— START OF Provided material —

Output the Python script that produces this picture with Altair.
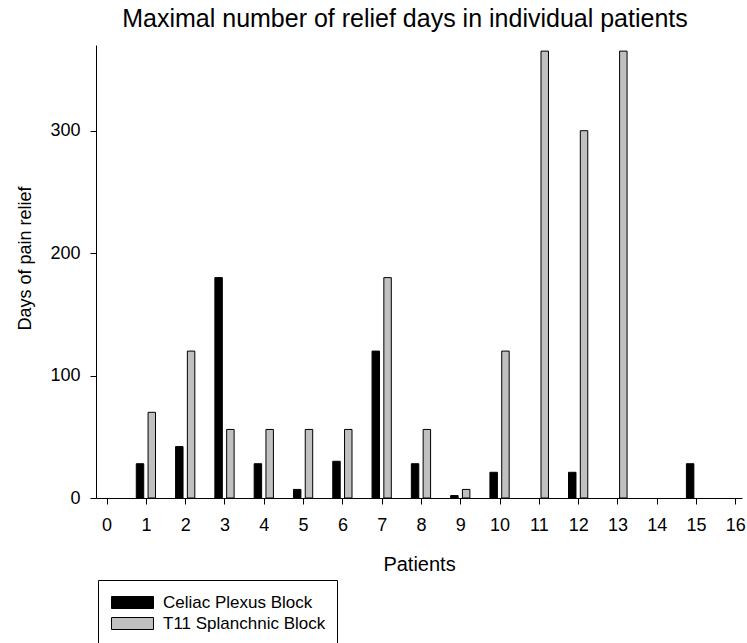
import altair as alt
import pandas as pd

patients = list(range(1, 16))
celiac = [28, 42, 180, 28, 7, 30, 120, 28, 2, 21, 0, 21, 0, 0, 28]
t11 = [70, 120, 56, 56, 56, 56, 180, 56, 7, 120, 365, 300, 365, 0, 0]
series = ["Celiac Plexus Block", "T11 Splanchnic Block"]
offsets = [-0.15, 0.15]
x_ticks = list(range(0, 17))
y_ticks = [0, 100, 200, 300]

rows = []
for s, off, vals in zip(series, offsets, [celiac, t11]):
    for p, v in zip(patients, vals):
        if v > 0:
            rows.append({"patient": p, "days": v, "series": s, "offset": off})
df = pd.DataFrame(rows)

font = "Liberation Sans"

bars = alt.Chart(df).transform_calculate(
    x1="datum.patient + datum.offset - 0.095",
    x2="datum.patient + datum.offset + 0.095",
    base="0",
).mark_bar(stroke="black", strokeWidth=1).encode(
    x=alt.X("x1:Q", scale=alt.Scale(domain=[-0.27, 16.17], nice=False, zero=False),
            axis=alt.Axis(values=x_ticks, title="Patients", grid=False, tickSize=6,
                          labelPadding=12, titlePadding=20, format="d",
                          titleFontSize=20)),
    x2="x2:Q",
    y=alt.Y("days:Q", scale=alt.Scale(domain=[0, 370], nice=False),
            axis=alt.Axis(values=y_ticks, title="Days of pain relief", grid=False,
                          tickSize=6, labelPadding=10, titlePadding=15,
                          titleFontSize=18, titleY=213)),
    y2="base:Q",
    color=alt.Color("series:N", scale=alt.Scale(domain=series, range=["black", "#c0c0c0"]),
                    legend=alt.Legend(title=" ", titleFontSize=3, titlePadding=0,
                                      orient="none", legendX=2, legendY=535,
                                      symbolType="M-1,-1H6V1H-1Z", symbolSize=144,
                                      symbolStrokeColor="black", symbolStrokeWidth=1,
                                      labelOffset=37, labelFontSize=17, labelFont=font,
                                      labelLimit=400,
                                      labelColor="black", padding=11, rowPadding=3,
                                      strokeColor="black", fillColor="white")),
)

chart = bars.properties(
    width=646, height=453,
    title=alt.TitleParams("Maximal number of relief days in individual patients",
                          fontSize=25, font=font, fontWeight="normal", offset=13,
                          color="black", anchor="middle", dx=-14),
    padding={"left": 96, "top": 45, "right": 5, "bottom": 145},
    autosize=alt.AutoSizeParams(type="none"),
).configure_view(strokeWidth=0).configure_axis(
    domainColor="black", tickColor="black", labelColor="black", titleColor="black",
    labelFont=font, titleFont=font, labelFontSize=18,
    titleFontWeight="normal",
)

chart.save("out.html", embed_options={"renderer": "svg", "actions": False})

— END OF Provided material —

* Problem details: Quote, exactly and only, the lines from the first line of the data above through the line containing "y_ticks = [0, 100, 200, 300]". The pictures do not belong in it.

* Worked solution:
Output the Python script that produces this picture with Altair.
import altair as alt
import pandas as pd

patients = list(range(1, 16))
celiac = [28, 42, 180, 28, 7, 30, 120, 28, 2, 21, 0, 21, 0, 0, 28]
t11 = [70, 120, 56, 56, 56, 56, 180, 56, 7, 120, 365, 300, 365, 0, 0]
series = ["Celiac Plexus Block", "T11 Splanchnic Block"]
offsets = [-0.15, 0.15]
x_ticks = list(range(0, 17))
y_ticks = [0, 100, 200, 300]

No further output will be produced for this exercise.